I’m adding another metaphor now, but it honestly feels like this:

I am on a stage. It is open, expansive, clear. The floorboards are a rich mahogany and I can dance on them, any way I want.

I am present, acutely aware of my environment, my place in it, the players who will join me for different scenes. We will relate, shine, bond, create. We will share our unique expressions with the audience, who will resonate and respond and celebrate each act.

But then, my phone buzzes, an exciting distraction pops up, or a concern, a fear, a responsibility, a deadline, and I’m gone. My brain exits stage left, heads into the audience, and takes a seat. It stares back at my empty shell, motionless on those mahogany boards, and reaches for the popcorn.

I know not everyone responds like I do - I have friends who are amazing at instantly metabolising information, from any source, into really meaningful conversations, in real-time. But I don't do that - I just end up disengaging.
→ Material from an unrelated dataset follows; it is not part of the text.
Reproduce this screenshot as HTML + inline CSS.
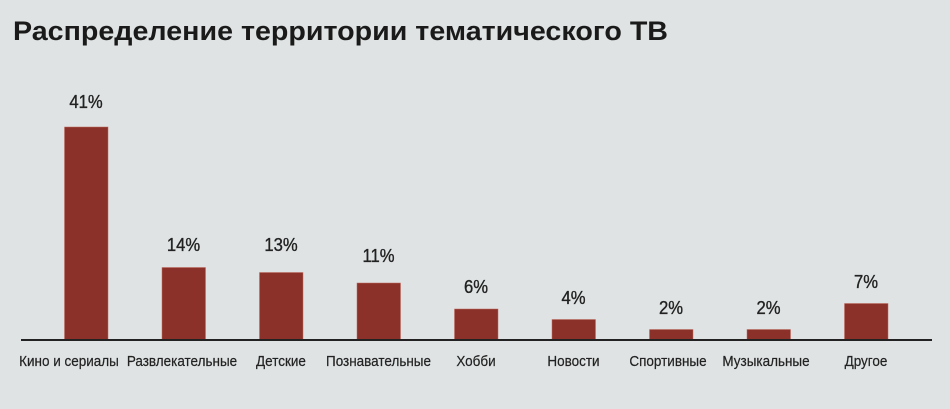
<!DOCTYPE html>
<html><head><meta charset="utf-8"><style>
html,body{margin:0;padding:0;background:#dfe3e3;}
svg{display:block}
</style></head><body>
<svg width="950" height="409" xmlns="http://www.w3.org/2000/svg">
<rect width="950" height="409" fill="#dfe3e3"/>
<text x="13" y="40" font-family="Liberation Sans, sans-serif" font-weight="bold" font-size="27" fill="#1a1a1a" textLength="655" lengthAdjust="spacingAndGlyphs">Распределение территории тематического ТВ</text>
<g fill="#8b3129" stroke="#c06a60" stroke-width="0.5">
<rect x="64.5" y="127" width="43.5" height="213"/>
<rect x="162" y="267.5" width="43.5" height="72.5"/>
<rect x="259.5" y="272.5" width="43.5" height="67.5"/>
<rect x="357" y="283" width="43.5" height="57"/>
<rect x="454.5" y="309" width="43.5" height="31"/>
<rect x="552" y="319.5" width="43.5" height="20.5"/>
<rect x="649.5" y="329.5" width="43.5" height="10.5"/>
<rect x="747" y="329.5" width="43.5" height="10.5"/>
<rect x="844.5" y="303.5" width="43.5" height="36.5"/>
</g>
<line x1="21" y1="340" x2="932" y2="340" stroke="#222" stroke-width="2"/>
<g font-family="Liberation Sans, sans-serif" font-size="18.5" fill="#222" stroke="#222" stroke-width="0.35" text-anchor="middle">
<text x="86" y="108" transform="translate(86 0) scale(0.9 1) translate(-86 0)">41%</text>
<text x="183.5" y="251" transform="translate(183.5 0) scale(0.9 1) translate(-183.5 0)">14%</text>
<text x="281" y="251" transform="translate(281 0) scale(0.9 1) translate(-281 0)">13%</text>
<text x="378.5" y="262" transform="translate(378.5 0) scale(0.9 1) translate(-378.5 0)">11%</text>
<text x="476" y="293" transform="translate(476 0) scale(0.9 1) translate(-476 0)">6%</text>
<text x="573.5" y="304" transform="translate(573.5 0) scale(0.9 1) translate(-573.5 0)">4%</text>
<text x="671" y="314" transform="translate(671 0) scale(0.9 1) translate(-671 0)">2%</text>
<text x="768.5" y="314" transform="translate(768.5 0) scale(0.9 1) translate(-768.5 0)">2%</text>
<text x="866" y="288" transform="translate(866 0) scale(0.9 1) translate(-866 0)">7%</text>
</g>
<g font-family="Liberation Sans, sans-serif" font-size="15" fill="#222" stroke="#222" stroke-width="0.2" text-anchor="middle">
<text x="69" y="366" transform="translate(69 0) scale(0.9 1) translate(-69 0)">Кино и сериалы</text>
<text x="182" y="366" transform="translate(182 0) scale(0.9 1) translate(-182 0)">Развлекательные</text>
<text x="281" y="366" transform="translate(281 0) scale(0.9 1) translate(-281 0)">Детские</text>
<text x="378.5" y="366" transform="translate(378.5 0) scale(0.9 1) translate(-378.5 0)">Познавательные</text>
<text x="476" y="366" transform="translate(476 0) scale(0.9 1) translate(-476 0)">Хобби</text>
<text x="573.5" y="366" transform="translate(573.5 0) scale(0.9 1) translate(-573.5 0)">Новости</text>
<text x="668" y="366" transform="translate(668 0) scale(0.9 1) translate(-668 0)">Спортивные</text>
<text x="766" y="366" transform="translate(766 0) scale(0.9 1) translate(-766 0)">Музыкальные</text>
<text x="866" y="366" transform="translate(866 0) scale(0.9 1) translate(-866 0)">Другое</text>
</g>
</svg>
</body></html>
Drowning in the data.

I think that’s why the panic comes. It’s a lump in my throat, a whisper in the back of my mind that says “betrayal.”

Quitting the stage is the deepest betrayal, because I am quitting myself. Instead of actively engaging with life, in all its conflict and beauty and whimsy and power, I am choosing to just be entertained by it.

“Distraction” is the antagonism to traction. Forward motion. In any story, the Antagonist is there to force the Protagonist to change, grow, make decisions.

I think when distractions come our way, we need to be really, really aware of our “traction” - Where am I heading? What do I believe? What will keep me moving towards that North Star?

Because the battle of our lives is right here, in the holding of the course, the mindful forward-motion that daily asks all of us to stay on the stage, to play our parts, to leap and shine and reflect our truth to the rest of humanity.